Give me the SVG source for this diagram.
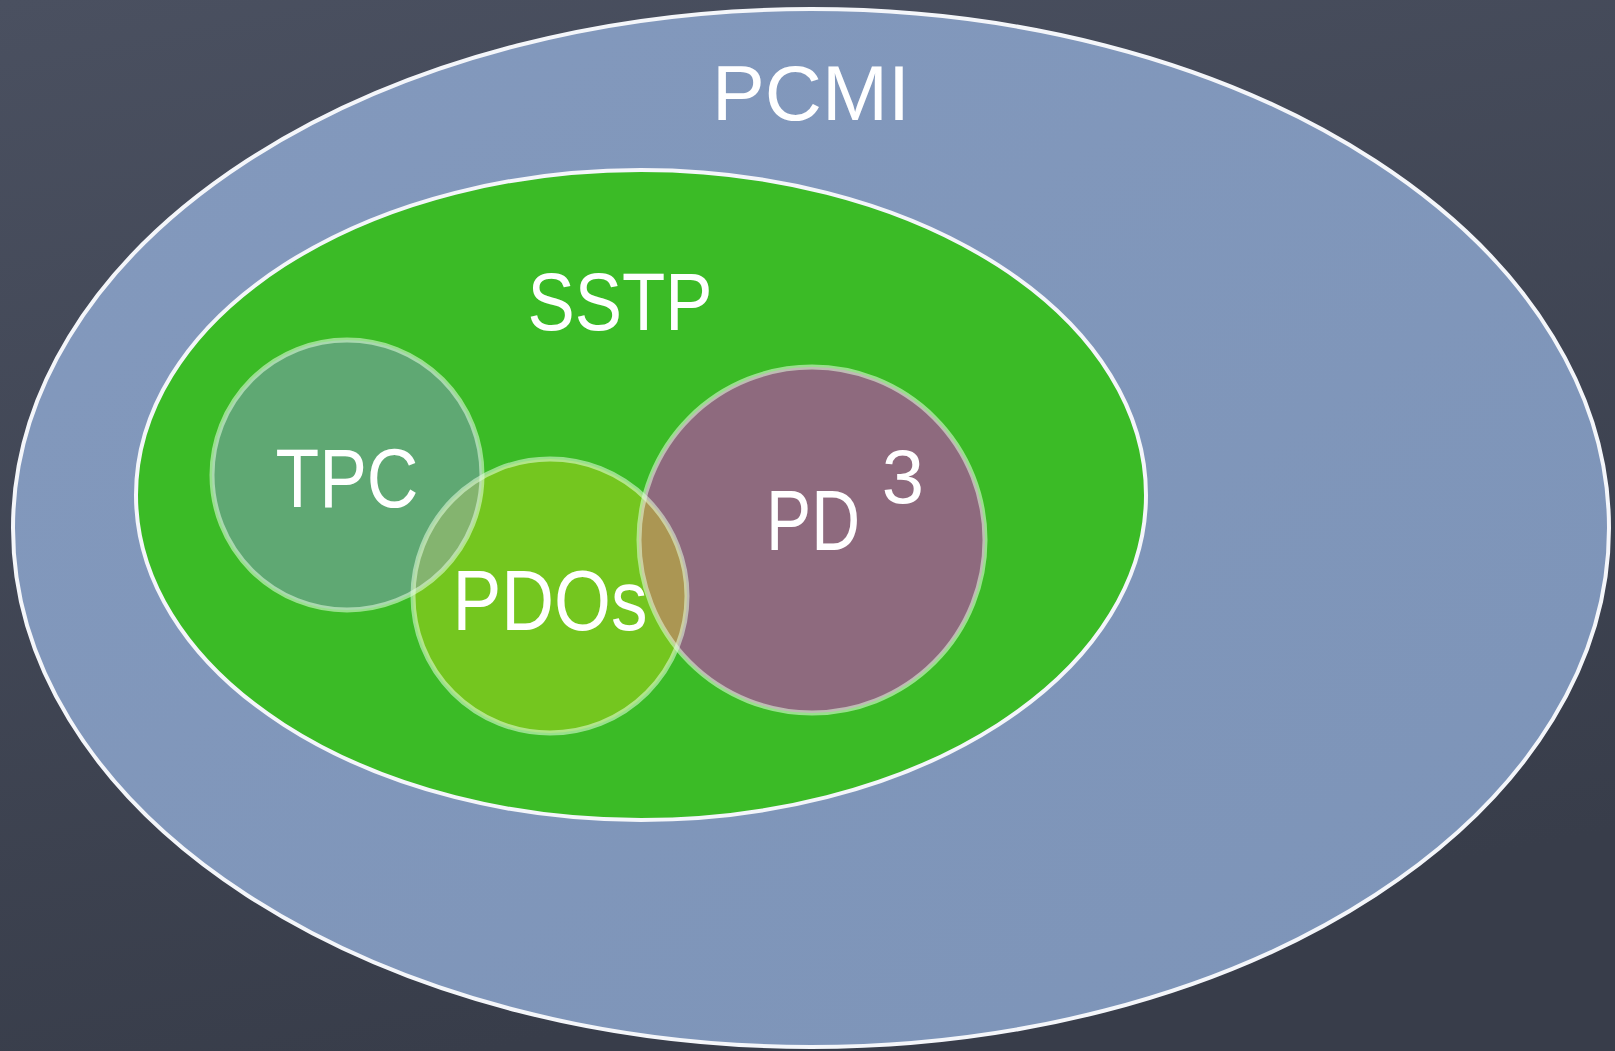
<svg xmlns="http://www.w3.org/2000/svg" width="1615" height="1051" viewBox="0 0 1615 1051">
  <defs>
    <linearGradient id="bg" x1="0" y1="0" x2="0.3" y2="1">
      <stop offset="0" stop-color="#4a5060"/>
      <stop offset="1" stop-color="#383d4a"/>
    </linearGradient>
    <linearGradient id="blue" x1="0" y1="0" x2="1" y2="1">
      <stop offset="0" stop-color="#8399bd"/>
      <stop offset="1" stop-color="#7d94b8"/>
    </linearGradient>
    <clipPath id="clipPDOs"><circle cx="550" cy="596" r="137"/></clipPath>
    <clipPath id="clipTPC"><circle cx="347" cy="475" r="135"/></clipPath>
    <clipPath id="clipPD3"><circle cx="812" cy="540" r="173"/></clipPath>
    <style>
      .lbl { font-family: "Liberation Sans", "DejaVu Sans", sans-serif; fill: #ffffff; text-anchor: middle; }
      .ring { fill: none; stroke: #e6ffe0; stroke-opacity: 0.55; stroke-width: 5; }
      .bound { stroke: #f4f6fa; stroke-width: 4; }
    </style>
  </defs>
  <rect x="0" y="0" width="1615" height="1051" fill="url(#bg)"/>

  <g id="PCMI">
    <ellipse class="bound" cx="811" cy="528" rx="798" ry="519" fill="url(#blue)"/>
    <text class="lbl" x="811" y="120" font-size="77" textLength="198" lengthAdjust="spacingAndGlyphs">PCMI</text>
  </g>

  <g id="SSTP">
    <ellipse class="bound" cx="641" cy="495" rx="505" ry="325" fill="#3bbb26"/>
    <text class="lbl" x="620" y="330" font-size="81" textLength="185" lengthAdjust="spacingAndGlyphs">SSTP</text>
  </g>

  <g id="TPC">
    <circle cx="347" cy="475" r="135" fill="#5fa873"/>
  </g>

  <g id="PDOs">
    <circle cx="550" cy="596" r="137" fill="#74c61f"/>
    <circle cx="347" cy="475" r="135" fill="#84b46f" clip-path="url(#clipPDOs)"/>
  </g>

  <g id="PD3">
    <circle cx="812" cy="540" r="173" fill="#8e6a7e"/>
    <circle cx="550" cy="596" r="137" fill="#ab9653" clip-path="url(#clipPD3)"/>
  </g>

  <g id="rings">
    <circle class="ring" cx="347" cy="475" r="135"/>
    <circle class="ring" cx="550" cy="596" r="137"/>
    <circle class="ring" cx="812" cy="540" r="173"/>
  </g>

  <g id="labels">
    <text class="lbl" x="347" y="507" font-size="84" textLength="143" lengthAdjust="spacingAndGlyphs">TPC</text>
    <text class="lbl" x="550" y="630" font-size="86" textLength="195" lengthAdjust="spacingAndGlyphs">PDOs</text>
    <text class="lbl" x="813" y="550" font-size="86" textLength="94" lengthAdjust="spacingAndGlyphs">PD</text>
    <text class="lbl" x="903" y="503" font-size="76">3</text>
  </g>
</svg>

------------------------

◆ To be done: The listing above needs to be output again exactly. Don't include the pictures.

◆ The completed task:
Give me the SVG source for this diagram.
<svg xmlns="http://www.w3.org/2000/svg" width="1615" height="1051" viewBox="0 0 1615 1051">
  <defs>
    <linearGradient id="bg" x1="0" y1="0" x2="0.3" y2="1">
      <stop offset="0" stop-color="#4a5060"/>
      <stop offset="1" stop-color="#383d4a"/>
    </linearGradient>
    <linearGradient id="blue" x1="0" y1="0" x2="1" y2="1">
      <stop offset="0" stop-color="#8399bd"/>
      <stop offset="1" stop-color="#7d94b8"/>
    </linearGradient>
    <clipPath id="clipPDOs"><circle cx="550" cy="596" r="137"/></clipPath>
    <clipPath id="clipTPC"><circle cx="347" cy="475" r="135"/></clipPath>
    <clipPath id="clipPD3"><circle cx="812" cy="540" r="173"/></clipPath>
    <style>
      .lbl { font-family: "Liberation Sans", "DejaVu Sans", sans-serif; fill: #ffffff; text-anchor: middle; }
      .ring { fill: none; stroke: #e6ffe0; stroke-opacity: 0.55; stroke-width: 5; }
      .bound { stroke: #f4f6fa; stroke-width: 4; }
    </style>
  </defs>
  <rect x="0" y="0" width="1615" height="1051" fill="url(#bg)"/>

  <g id="PCMI">
    <ellipse class="bound" cx="811" cy="528" rx="798" ry="519" fill="url(#blue)"/>
    <text class="lbl" x="811" y="120" font-size="77" textLength="198" lengthAdjust="spacingAndGlyphs">PCMI</text>
  </g>

  <g id="SSTP">
    <ellipse class="bound" cx="641" cy="495" rx="505" ry="325" fill="#3bbb26"/>
    <text class="lbl" x="620" y="330" font-size="81" textLength="185" lengthAdjust="spacingAndGlyphs">SSTP</text>
  </g>

  <g id="TPC">
    <circle cx="347" cy="475" r="135" fill="#5fa873"/>
  </g>

  <g id="PDOs">
    <circle cx="550" cy="596" r="137" fill="#74c61f"/>
    <circle cx="347" cy="475" r="135" fill="#84b46f" clip-path="url(#clipPDOs)"/>
  </g>

  <g id="PD3">
    <circle cx="812" cy="540" r="173" fill="#8e6a7e"/>
    <circle cx="550" cy="596" r="137" fill="#ab9653" clip-path="url(#clipPD3)"/>
  </g>

  <g id="rings">
    <circle class="ring" cx="347" cy="475" r="135"/>
    <circle class="ring" cx="550" cy="596" r="137"/>
    <circle class="ring" cx="812" cy="540" r="173"/>
  </g>

  <g id="labels">
    <text class="lbl" x="347" y="507" font-size="84" textLength="143" lengthAdjust="spacingAndGlyphs">TPC</text>
    <text class="lbl" x="550" y="630" font-size="86" textLength="195" lengthAdjust="spacingAndGlyphs">PDOs</text>
    <text class="lbl" x="813" y="550" font-size="86" textLength="94" lengthAdjust="spacingAndGlyphs">PD</text>
    <text class="lbl" x="903" y="503" font-size="76">3</text>
  </g>
</svg>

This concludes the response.